--- begin Provided data ---

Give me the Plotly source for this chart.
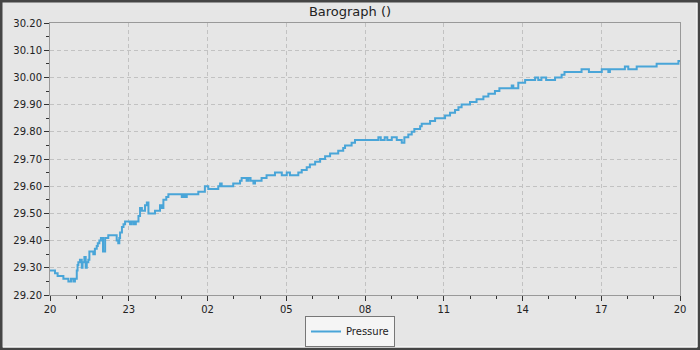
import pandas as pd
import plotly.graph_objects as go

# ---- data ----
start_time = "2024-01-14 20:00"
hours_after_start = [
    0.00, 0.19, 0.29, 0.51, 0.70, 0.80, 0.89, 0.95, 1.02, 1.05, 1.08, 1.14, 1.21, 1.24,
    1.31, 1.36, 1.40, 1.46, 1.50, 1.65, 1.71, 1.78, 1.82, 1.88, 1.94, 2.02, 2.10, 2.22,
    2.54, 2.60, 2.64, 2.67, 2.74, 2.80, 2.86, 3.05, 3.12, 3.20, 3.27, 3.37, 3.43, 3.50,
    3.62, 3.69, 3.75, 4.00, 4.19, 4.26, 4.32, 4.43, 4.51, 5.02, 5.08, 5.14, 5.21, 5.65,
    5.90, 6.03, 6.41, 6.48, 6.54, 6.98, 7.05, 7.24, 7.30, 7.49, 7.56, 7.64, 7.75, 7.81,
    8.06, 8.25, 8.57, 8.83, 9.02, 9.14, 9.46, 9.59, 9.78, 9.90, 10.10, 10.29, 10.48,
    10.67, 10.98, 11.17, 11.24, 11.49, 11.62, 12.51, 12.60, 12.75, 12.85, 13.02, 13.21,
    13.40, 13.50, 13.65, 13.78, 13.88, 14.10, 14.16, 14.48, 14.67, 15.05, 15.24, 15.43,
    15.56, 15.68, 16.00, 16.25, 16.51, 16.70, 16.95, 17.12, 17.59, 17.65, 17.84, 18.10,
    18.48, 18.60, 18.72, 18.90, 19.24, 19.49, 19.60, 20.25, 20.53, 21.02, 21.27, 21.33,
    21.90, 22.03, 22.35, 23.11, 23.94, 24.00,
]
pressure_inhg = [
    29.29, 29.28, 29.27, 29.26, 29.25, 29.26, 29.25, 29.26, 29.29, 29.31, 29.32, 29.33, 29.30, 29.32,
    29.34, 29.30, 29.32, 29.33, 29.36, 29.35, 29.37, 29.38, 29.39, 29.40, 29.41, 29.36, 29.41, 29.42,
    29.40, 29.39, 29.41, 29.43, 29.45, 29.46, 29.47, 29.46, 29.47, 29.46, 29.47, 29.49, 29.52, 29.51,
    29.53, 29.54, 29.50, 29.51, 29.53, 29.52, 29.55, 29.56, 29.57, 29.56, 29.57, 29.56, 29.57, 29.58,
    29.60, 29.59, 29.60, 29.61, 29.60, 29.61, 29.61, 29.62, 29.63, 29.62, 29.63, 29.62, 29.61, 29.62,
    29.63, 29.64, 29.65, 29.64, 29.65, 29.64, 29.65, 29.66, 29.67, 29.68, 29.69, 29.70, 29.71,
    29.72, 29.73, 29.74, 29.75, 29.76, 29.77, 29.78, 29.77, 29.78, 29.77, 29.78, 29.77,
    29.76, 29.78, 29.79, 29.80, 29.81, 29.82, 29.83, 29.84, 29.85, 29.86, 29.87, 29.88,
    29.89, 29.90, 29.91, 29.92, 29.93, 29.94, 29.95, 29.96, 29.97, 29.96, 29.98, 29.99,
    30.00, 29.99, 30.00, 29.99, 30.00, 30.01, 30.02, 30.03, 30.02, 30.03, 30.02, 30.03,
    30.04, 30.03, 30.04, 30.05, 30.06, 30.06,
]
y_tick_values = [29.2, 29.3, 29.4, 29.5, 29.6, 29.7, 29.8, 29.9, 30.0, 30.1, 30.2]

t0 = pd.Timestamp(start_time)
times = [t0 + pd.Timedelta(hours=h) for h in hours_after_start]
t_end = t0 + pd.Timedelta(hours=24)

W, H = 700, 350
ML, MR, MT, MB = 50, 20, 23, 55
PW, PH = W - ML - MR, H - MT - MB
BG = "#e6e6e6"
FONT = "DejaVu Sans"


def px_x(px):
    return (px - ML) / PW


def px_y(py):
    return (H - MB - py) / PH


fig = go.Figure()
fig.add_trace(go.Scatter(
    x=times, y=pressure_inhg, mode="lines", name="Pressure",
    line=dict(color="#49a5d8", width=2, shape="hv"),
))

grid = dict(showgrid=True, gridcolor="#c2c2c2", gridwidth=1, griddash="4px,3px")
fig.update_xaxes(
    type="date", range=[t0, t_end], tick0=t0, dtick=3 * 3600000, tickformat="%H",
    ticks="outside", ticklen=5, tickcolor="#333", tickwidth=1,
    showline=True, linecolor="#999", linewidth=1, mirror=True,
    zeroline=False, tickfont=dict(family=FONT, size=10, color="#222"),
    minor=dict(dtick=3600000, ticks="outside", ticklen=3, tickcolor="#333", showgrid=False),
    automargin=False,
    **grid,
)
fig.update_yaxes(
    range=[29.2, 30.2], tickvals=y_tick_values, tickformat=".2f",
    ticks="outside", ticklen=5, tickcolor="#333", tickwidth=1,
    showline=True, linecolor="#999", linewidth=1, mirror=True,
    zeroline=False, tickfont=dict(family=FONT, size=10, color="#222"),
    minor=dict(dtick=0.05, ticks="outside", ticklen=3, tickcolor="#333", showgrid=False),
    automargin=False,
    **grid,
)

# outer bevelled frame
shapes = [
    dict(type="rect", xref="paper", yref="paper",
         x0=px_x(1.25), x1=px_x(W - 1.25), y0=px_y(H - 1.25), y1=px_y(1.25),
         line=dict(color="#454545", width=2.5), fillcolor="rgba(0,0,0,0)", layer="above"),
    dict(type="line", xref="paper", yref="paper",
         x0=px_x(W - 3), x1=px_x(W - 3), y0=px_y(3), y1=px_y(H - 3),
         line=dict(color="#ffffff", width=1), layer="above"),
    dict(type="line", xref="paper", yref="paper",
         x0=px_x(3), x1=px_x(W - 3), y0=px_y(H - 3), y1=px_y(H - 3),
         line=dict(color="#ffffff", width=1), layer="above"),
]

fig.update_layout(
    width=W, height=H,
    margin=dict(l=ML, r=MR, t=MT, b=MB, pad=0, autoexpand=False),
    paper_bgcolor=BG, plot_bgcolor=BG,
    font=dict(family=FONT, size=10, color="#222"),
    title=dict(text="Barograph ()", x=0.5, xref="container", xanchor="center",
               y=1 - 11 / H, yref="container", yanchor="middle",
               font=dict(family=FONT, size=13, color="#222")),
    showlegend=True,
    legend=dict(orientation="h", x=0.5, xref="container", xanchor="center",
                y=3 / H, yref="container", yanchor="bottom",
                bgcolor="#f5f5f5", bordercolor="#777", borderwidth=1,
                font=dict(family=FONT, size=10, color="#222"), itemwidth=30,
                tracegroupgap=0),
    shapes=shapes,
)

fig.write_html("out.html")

--- end Provided data ---

» **Requirements**: Every line of the data should be copied as it stands, without the images.

» **Expected answer**:
Give me the Plotly source for this chart.
import pandas as pd
import plotly.graph_objects as go

# ---- data ----
start_time = "2024-01-14 20:00"
hours_after_start = [
    0.00, 0.19, 0.29, 0.51, 0.70, 0.80, 0.89, 0.95, 1.02, 1.05, 1.08, 1.14, 1.21, 1.24,
    1.31, 1.36, 1.40, 1.46, 1.50, 1.65, 1.71, 1.78, 1.82, 1.88, 1.94, 2.02, 2.10, 2.22,
    2.54, 2.60, 2.64, 2.67, 2.74, 2.80, 2.86, 3.05, 3.12, 3.20, 3.27, 3.37, 3.43, 3.50,
    3.62, 3.69, 3.75, 4.00, 4.19, 4.26, 4.32, 4.43, 4.51, 5.02, 5.08, 5.14, 5.21, 5.65,
    5.90, 6.03, 6.41, 6.48, 6.54, 6.98, 7.05, 7.24, 7.30, 7.49, 7.56, 7.64, 7.75, 7.81,
    8.06, 8.25, 8.57, 8.83, 9.02, 9.14, 9.46, 9.59, 9.78, 9.90, 10.10, 10.29, 10.48,
    10.67, 10.98, 11.17, 11.24, 11.49, 11.62, 12.51, 12.60, 12.75, 12.85, 13.02, 13.21,
    13.40, 13.50, 13.65, 13.78, 13.88, 14.10, 14.16, 14.48, 14.67, 15.05, 15.24, 15.43,
    15.56, 15.68, 16.00, 16.25, 16.51, 16.70, 16.95, 17.12, 17.59, 17.65, 17.84, 18.10,
    18.48, 18.60, 18.72, 18.90, 19.24, 19.49, 19.60, 20.25, 20.53, 21.02, 21.27, 21.33,
    21.90, 22.03, 22.35, 23.11, 23.94, 24.00,
]
pressure_inhg = [
    29.29, 29.28, 29.27, 29.26, 29.25, 29.26, 29.25, 29.26, 29.29, 29.31, 29.32, 29.33, 29.30, 29.32,
    29.34, 29.30, 29.32, 29.33, 29.36, 29.35, 29.37, 29.38, 29.39, 29.40, 29.41, 29.36, 29.41, 29.42,
    29.40, 29.39, 29.41, 29.43, 29.45, 29.46, 29.47, 29.46, 29.47, 29.46, 29.47, 29.49, 29.52, 29.51,
    29.53, 29.54, 29.50, 29.51, 29.53, 29.52, 29.55, 29.56, 29.57, 29.56, 29.57, 29.56, 29.57, 29.58,
    29.60, 29.59, 29.60, 29.61, 29.60, 29.61, 29.61, 29.62, 29.63, 29.62, 29.63, 29.62, 29.61, 29.62,
    29.63, 29.64, 29.65, 29.64, 29.65, 29.64, 29.65, 29.66, 29.67, 29.68, 29.69, 29.70, 29.71,
    29.72, 29.73, 29.74, 29.75, 29.76, 29.77, 29.78, 29.77, 29.78, 29.77, 29.78, 29.77,
    29.76, 29.78, 29.79, 29.80, 29.81, 29.82, 29.83, 29.84, 29.85, 29.86, 29.87, 29.88,
    29.89, 29.90, 29.91, 29.92, 29.93, 29.94, 29.95, 29.96, 29.97, 29.96, 29.98, 29.99,
    30.00, 29.99, 30.00, 29.99, 30.00, 30.01, 30.02, 30.03, 30.02, 30.03, 30.02, 30.03,
    30.04, 30.03, 30.04, 30.05, 30.06, 30.06,
]
y_tick_values = [29.2, 29.3, 29.4, 29.5, 29.6, 29.7, 29.8, 29.9, 30.0, 30.1, 30.2]

t0 = pd.Timestamp(start_time)
times = [t0 + pd.Timedelta(hours=h) for h in hours_after_start]
t_end = t0 + pd.Timedelta(hours=24)

W, H = 700, 350
ML, MR, MT, MB = 50, 20, 23, 55
PW, PH = W - ML - MR, H - MT - MB
BG = "#e6e6e6"
FONT = "DejaVu Sans"


def px_x(px):
    return (px - ML) / PW


def px_y(py):
    return (H - MB - py) / PH


fig = go.Figure()
fig.add_trace(go.Scatter(
    x=times, y=pressure_inhg, mode="lines", name="Pressure",
    line=dict(color="#49a5d8", width=2, shape="hv"),
))

grid = dict(showgrid=True, gridcolor="#c2c2c2", gridwidth=1, griddash="4px,3px")
fig.update_xaxes(
    type="date", range=[t0, t_end], tick0=t0, dtick=3 * 3600000, tickformat="%H",
    ticks="outside", ticklen=5, tickcolor="#333", tickwidth=1,
    showline=True, linecolor="#999", linewidth=1, mirror=True,
    zeroline=False, tickfont=dict(family=FONT, size=10, color="#222"),
    minor=dict(dtick=3600000, ticks="outside", ticklen=3, tickcolor="#333", showgrid=False),
    automargin=False,
    **grid,
)
fig.update_yaxes(
    range=[29.2, 30.2], tickvals=y_tick_values, tickformat=".2f",
    ticks="outside", ticklen=5, tickcolor="#333", tickwidth=1,
    showline=True, linecolor="#999", linewidth=1, mirror=True,
    zeroline=False, tickfont=dict(family=FONT, size=10, color="#222"),
    minor=dict(dtick=0.05, ticks="outside", ticklen=3, tickcolor="#333", showgrid=False),
    automargin=False,
    **grid,
)

# outer bevelled frame
shapes = [
    dict(type="rect", xref="paper", yref="paper",
         x0=px_x(1.25), x1=px_x(W - 1.25), y0=px_y(H - 1.25), y1=px_y(1.25),
         line=dict(color="#454545", width=2.5), fillcolor="rgba(0,0,0,0)", layer="above"),
    dict(type="line", xref="paper", yref="paper",
         x0=px_x(W - 3), x1=px_x(W - 3), y0=px_y(3), y1=px_y(H - 3),
         line=dict(color="#ffffff", width=1), layer="above"),
    dict(type="line", xref="paper", yref="paper",
         x0=px_x(3), x1=px_x(W - 3), y0=px_y(H - 3), y1=px_y(H - 3),
         line=dict(color="#ffffff", width=1), layer="above"),
]

fig.update_layout(
    width=W, height=H,
    margin=dict(l=ML, r=MR, t=MT, b=MB, pad=0, autoexpand=False),
    paper_bgcolor=BG, plot_bgcolor=BG,
    font=dict(family=FONT, size=10, color="#222"),
    title=dict(text="Barograph ()", x=0.5, xref="container", xanchor="center",
               y=1 - 11 / H, yref="container", yanchor="middle",
               font=dict(family=FONT, size=13, color="#222")),
    showlegend=True,
    legend=dict(orientation="h", x=0.5, xref="container", xanchor="center",
                y=3 / H, yref="container", yanchor="bottom",
                bgcolor="#f5f5f5", bordercolor="#777", borderwidth=1,
                font=dict(family=FONT, size=10, color="#222"), itemwidth=30,
                tracegroupgap=0),
    shapes=shapes,
)

fig.write_html("out.html")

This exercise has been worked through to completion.